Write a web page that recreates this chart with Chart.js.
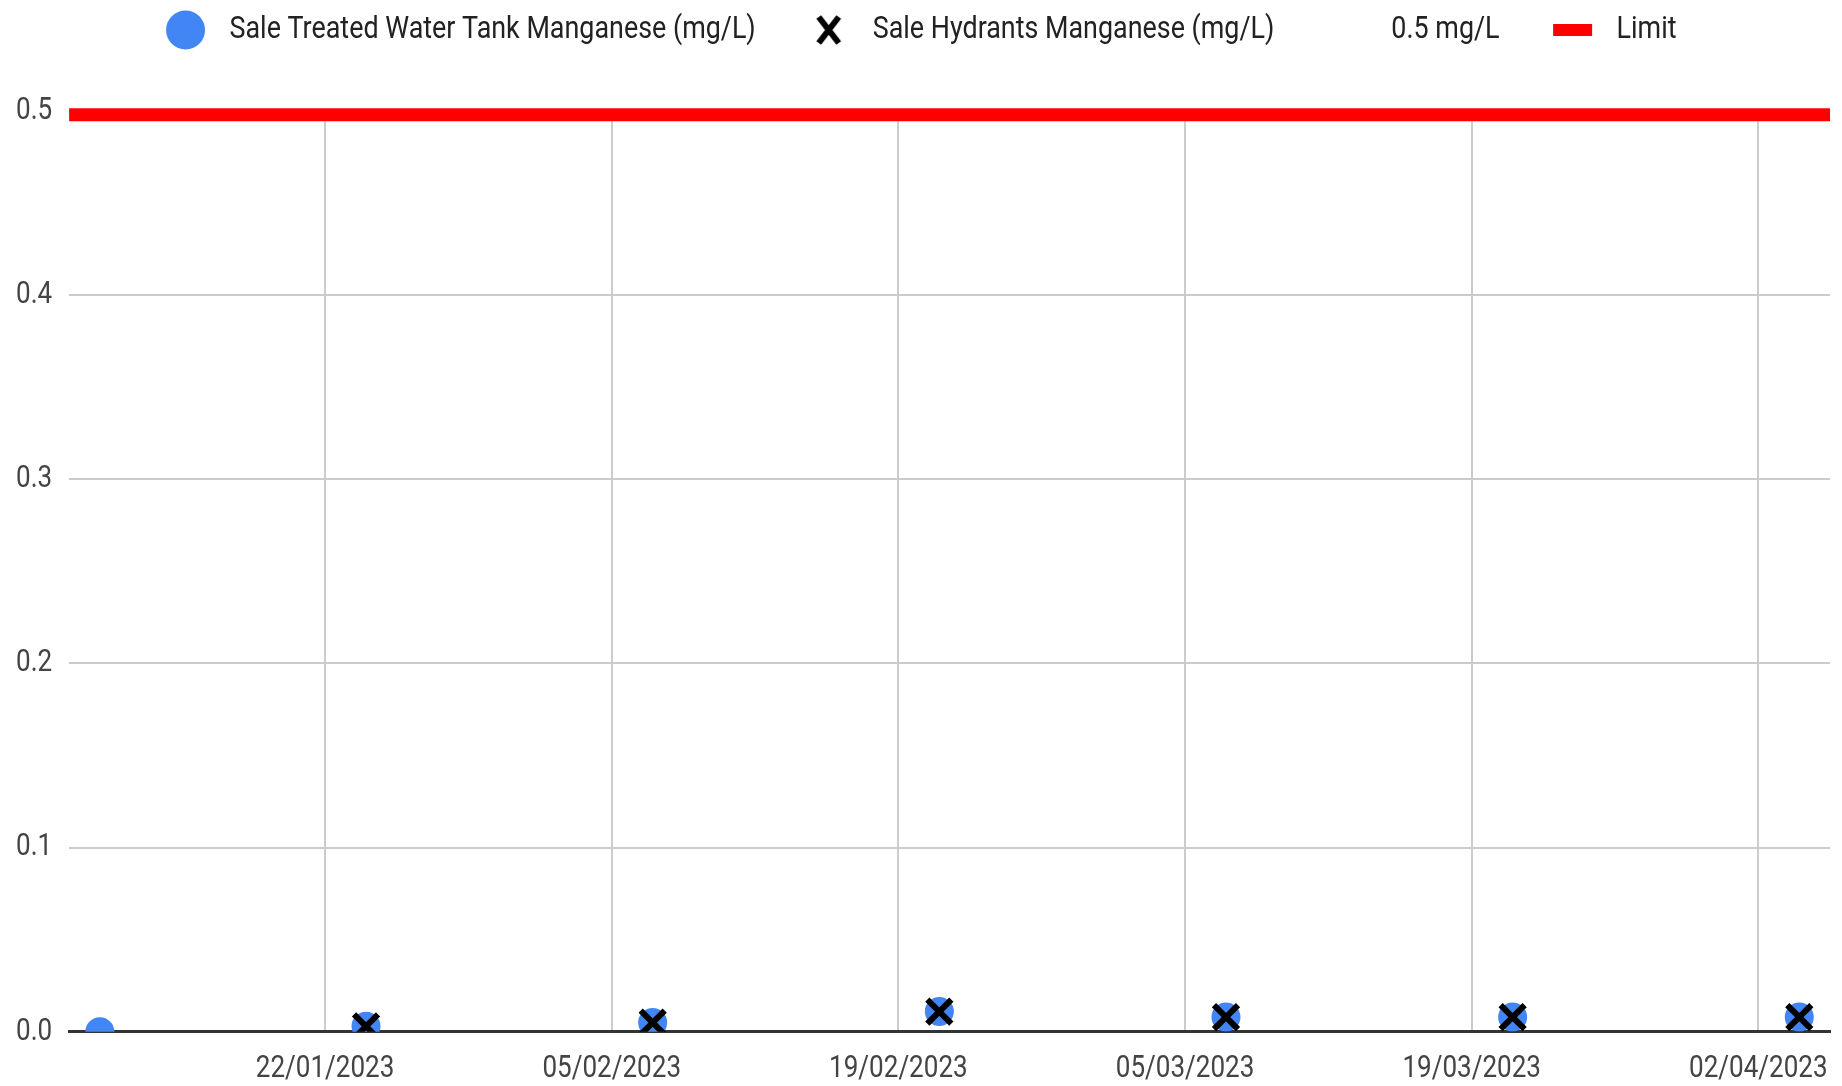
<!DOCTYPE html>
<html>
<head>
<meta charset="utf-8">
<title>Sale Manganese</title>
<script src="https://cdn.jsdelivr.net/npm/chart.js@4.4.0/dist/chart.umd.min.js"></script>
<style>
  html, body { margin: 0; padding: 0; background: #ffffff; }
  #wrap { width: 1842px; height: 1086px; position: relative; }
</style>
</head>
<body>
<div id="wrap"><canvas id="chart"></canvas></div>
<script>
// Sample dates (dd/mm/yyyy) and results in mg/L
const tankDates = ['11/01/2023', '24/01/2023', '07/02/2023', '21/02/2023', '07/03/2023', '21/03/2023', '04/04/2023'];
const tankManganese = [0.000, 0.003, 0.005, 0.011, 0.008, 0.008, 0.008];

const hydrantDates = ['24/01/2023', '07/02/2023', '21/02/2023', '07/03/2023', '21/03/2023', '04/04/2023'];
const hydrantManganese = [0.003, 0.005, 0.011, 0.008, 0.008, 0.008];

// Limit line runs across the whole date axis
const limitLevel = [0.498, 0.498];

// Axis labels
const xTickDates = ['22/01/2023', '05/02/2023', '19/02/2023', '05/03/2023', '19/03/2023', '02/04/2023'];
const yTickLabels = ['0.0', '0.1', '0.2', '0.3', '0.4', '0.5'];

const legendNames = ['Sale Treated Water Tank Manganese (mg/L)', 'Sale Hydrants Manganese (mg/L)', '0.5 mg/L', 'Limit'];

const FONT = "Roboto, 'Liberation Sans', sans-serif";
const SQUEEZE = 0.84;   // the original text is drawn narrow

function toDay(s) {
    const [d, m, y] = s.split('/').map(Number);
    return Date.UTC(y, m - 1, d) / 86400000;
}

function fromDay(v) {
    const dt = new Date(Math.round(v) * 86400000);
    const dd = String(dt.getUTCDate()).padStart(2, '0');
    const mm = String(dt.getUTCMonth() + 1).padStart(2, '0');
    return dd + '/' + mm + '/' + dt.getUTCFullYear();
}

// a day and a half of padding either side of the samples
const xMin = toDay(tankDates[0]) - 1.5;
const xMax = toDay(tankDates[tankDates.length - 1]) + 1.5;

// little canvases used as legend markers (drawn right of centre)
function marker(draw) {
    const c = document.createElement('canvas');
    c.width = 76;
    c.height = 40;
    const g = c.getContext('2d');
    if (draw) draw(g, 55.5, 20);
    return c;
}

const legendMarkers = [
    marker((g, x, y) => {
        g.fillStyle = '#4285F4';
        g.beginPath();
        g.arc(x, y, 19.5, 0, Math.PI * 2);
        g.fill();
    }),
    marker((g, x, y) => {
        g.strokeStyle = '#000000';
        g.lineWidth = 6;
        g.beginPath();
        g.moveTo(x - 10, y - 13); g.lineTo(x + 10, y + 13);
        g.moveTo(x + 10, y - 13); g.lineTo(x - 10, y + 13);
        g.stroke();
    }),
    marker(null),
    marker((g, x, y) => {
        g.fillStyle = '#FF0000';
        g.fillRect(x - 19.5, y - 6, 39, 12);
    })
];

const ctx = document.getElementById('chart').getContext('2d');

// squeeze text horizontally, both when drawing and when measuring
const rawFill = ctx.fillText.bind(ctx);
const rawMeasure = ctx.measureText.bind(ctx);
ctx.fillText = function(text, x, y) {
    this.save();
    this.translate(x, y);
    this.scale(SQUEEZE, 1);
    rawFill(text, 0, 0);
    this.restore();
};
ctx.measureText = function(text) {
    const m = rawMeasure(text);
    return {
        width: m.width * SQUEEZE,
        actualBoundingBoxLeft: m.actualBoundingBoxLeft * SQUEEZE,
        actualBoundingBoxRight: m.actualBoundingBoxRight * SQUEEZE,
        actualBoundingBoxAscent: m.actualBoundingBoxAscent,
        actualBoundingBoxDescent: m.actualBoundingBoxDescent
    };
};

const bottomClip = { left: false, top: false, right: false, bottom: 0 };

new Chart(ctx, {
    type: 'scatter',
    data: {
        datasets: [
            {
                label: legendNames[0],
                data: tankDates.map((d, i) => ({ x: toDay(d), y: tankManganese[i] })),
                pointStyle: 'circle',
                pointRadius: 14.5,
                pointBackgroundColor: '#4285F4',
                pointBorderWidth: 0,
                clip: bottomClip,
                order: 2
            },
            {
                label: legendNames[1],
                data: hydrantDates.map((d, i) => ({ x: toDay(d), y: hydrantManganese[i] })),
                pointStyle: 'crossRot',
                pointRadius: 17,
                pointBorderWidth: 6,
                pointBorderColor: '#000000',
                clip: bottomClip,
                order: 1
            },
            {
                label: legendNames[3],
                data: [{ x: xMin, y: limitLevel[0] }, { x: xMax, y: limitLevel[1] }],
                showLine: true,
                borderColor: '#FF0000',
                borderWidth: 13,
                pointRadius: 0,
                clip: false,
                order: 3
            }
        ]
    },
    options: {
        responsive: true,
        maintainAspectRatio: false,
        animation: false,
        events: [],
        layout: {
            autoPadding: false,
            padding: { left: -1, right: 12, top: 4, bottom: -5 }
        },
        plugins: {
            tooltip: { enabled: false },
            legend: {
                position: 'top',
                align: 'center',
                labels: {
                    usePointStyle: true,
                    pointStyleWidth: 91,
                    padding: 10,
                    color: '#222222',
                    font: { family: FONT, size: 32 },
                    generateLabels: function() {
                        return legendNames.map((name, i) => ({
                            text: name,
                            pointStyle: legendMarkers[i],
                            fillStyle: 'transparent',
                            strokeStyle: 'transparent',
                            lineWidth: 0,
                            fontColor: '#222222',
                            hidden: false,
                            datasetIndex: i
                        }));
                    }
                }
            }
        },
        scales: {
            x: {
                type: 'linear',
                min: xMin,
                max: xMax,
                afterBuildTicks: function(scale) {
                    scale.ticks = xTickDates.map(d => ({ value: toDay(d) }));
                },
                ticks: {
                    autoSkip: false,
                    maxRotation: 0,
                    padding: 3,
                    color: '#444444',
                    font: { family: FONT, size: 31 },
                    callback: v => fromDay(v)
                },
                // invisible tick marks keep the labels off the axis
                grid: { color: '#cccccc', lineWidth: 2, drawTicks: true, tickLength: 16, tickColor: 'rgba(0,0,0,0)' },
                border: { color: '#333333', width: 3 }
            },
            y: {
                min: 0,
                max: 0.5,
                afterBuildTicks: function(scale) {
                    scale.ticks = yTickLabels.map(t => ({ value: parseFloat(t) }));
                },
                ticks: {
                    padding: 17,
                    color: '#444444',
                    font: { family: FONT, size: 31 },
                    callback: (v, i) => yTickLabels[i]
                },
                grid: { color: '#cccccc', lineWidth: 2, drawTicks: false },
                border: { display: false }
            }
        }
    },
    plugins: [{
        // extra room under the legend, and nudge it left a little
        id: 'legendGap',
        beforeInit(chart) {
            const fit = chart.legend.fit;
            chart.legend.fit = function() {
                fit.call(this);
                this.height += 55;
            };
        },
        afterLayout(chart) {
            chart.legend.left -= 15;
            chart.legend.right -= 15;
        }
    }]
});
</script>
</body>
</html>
┄┄┄┄┄┄
### [Aim]
Transcribe the whole listing exactly. Pictures are excluded.

### [Solution below]
Write a web page that recreates this chart with Chart.js.
<!DOCTYPE html>
<html>
<head>
<meta charset="utf-8">
<title>Sale Manganese</title>
<script src="https://cdn.jsdelivr.net/npm/chart.js@4.4.0/dist/chart.umd.min.js"></script>
<style>
  html, body { margin: 0; padding: 0; background: #ffffff; }
  #wrap { width: 1842px; height: 1086px; position: relative; }
</style>
</head>
<body>
<div id="wrap"><canvas id="chart"></canvas></div>
<script>
// Sample dates (dd/mm/yyyy) and results in mg/L
const tankDates = ['11/01/2023', '24/01/2023', '07/02/2023', '21/02/2023', '07/03/2023', '21/03/2023', '04/04/2023'];
const tankManganese = [0.000, 0.003, 0.005, 0.011, 0.008, 0.008, 0.008];

const hydrantDates = ['24/01/2023', '07/02/2023', '21/02/2023', '07/03/2023', '21/03/2023', '04/04/2023'];
const hydrantManganese = [0.003, 0.005, 0.011, 0.008, 0.008, 0.008];

// Limit line runs across the whole date axis
const limitLevel = [0.498, 0.498];

// Axis labels
const xTickDates = ['22/01/2023', '05/02/2023', '19/02/2023', '05/03/2023', '19/03/2023', '02/04/2023'];
const yTickLabels = ['0.0', '0.1', '0.2', '0.3', '0.4', '0.5'];

const legendNames = ['Sale Treated Water Tank Manganese (mg/L)', 'Sale Hydrants Manganese (mg/L)', '0.5 mg/L', 'Limit'];

const FONT = "Roboto, 'Liberation Sans', sans-serif";
const SQUEEZE = 0.84;   // the original text is drawn narrow

function toDay(s) {
    const [d, m, y] = s.split('/').map(Number);
    return Date.UTC(y, m - 1, d) / 86400000;
}

function fromDay(v) {
    const dt = new Date(Math.round(v) * 86400000);
    const dd = String(dt.getUTCDate()).padStart(2, '0');
    const mm = String(dt.getUTCMonth() + 1).padStart(2, '0');
    return dd + '/' + mm + '/' + dt.getUTCFullYear();
}

// a day and a half of padding either side of the samples
const xMin = toDay(tankDates[0]) - 1.5;
const xMax = toDay(tankDates[tankDates.length - 1]) + 1.5;

// little canvases used as legend markers (drawn right of centre)
function marker(draw) {
    const c = document.createElement('canvas');
    c.width = 76;
    c.height = 40;
    const g = c.getContext('2d');
    if (draw) draw(g, 55.5, 20);
    return c;
}

const legendMarkers = [
    marker((g, x, y) => {
        g.fillStyle = '#4285F4';
        g.beginPath();
        g.arc(x, y, 19.5, 0, Math.PI * 2);
        g.fill();
    }),
    marker((g, x, y) => {
        g.strokeStyle = '#000000';
        g.lineWidth = 6;
        g.beginPath();
        g.moveTo(x - 10, y - 13); g.lineTo(x + 10, y + 13);
        g.moveTo(x + 10, y - 13); g.lineTo(x - 10, y + 13);
        g.stroke();
    }),
    marker(null),
    marker((g, x, y) => {
        g.fillStyle = '#FF0000';
        g.fillRect(x - 19.5, y - 6, 39, 12);
    })
];

const ctx = document.getElementById('chart').getContext('2d');

// squeeze text horizontally, both when drawing and when measuring
const rawFill = ctx.fillText.bind(ctx);
const rawMeasure = ctx.measureText.bind(ctx);
ctx.fillText = function(text, x, y) {
    this.save();
    this.translate(x, y);
    this.scale(SQUEEZE, 1);
    rawFill(text, 0, 0);
    this.restore();
};
ctx.measureText = function(text) {
    const m = rawMeasure(text);
    return {
        width: m.width * SQUEEZE,
        actualBoundingBoxLeft: m.actualBoundingBoxLeft * SQUEEZE,
        actualBoundingBoxRight: m.actualBoundingBoxRight * SQUEEZE,
        actualBoundingBoxAscent: m.actualBoundingBoxAscent,
        actualBoundingBoxDescent: m.actualBoundingBoxDescent
    };
};

const bottomClip = { left: false, top: false, right: false, bottom: 0 };

new Chart(ctx, {
    type: 'scatter',
    data: {
        datasets: [
            {
                label: legendNames[0],
                data: tankDates.map((d, i) => ({ x: toDay(d), y: tankManganese[i] })),
                pointStyle: 'circle',
                pointRadius: 14.5,
                pointBackgroundColor: '#4285F4',
                pointBorderWidth: 0,
                clip: bottomClip,
                order: 2
            },
            {
                label: legendNames[1],
                data: hydrantDates.map((d, i) => ({ x: toDay(d), y: hydrantManganese[i] })),
                pointStyle: 'crossRot',
                pointRadius: 17,
                pointBorderWidth: 6,
                pointBorderColor: '#000000',
                clip: bottomClip,
                order: 1
            },
            {
                label: legendNames[3],
                data: [{ x: xMin, y: limitLevel[0] }, { x: xMax, y: limitLevel[1] }],
                showLine: true,
                borderColor: '#FF0000',
                borderWidth: 13,
                pointRadius: 0,
                clip: false,
                order: 3
            }
        ]
    },
    options: {
        responsive: true,
        maintainAspectRatio: false,
        animation: false,
        events: [],
        layout: {
            autoPadding: false,
            padding: { left: -1, right: 12, top: 4, bottom: -5 }
        },
        plugins: {
            tooltip: { enabled: false },
            legend: {
                position: 'top',
                align: 'center',
                labels: {
                    usePointStyle: true,
                    pointStyleWidth: 91,
                    padding: 10,
                    color: '#222222',
                    font: { family: FONT, size: 32 },
                    generateLabels: function() {
                        return legendNames.map((name, i) => ({
                            text: name,
                            pointStyle: legendMarkers[i],
                            fillStyle: 'transparent',
                            strokeStyle: 'transparent',
                            lineWidth: 0,
                            fontColor: '#222222',
                            hidden: false,
                            datasetIndex: i
                        }));
                    }
                }
            }
        },
        scales: {
            x: {
                type: 'linear',
                min: xMin,
                max: xMax,
                afterBuildTicks: function(scale) {
                    scale.ticks = xTickDates.map(d => ({ value: toDay(d) }));
                },
                ticks: {
                    autoSkip: false,
                    maxRotation: 0,
                    padding: 3,
                    color: '#444444',
                    font: { family: FONT, size: 31 },
                    callback: v => fromDay(v)
                },
                // invisible tick marks keep the labels off the axis
                grid: { color: '#cccccc', lineWidth: 2, drawTicks: true, tickLength: 16, tickColor: 'rgba(0,0,0,0)' },
                border: { color: '#333333', width: 3 }
            },
            y: {
                min: 0,
                max: 0.5,
                afterBuildTicks: function(scale) {
                    scale.ticks = yTickLabels.map(t => ({ value: parseFloat(t) }));
                },
                ticks: {
                    padding: 17,
                    color: '#444444',
                    font: { family: FONT, size: 31 },
                    callback: (v, i) => yTickLabels[i]
                },
                grid: { color: '#cccccc', lineWidth: 2, drawTicks: false },
                border: { display: false }
            }
        }
    },
    plugins: [{
        // extra room under the legend, and nudge it left a little
        id: 'legendGap',
        beforeInit(chart) {
            const fit = chart.legend.fit;
            chart.legend.fit = function() {
                fit.call(this);
                this.height += 55;
            };
        },
        afterLayout(chart) {
            chart.legend.left -= 15;
            chart.legend.right -= 15;
        }
    }]
});
</script>
</body>
</html>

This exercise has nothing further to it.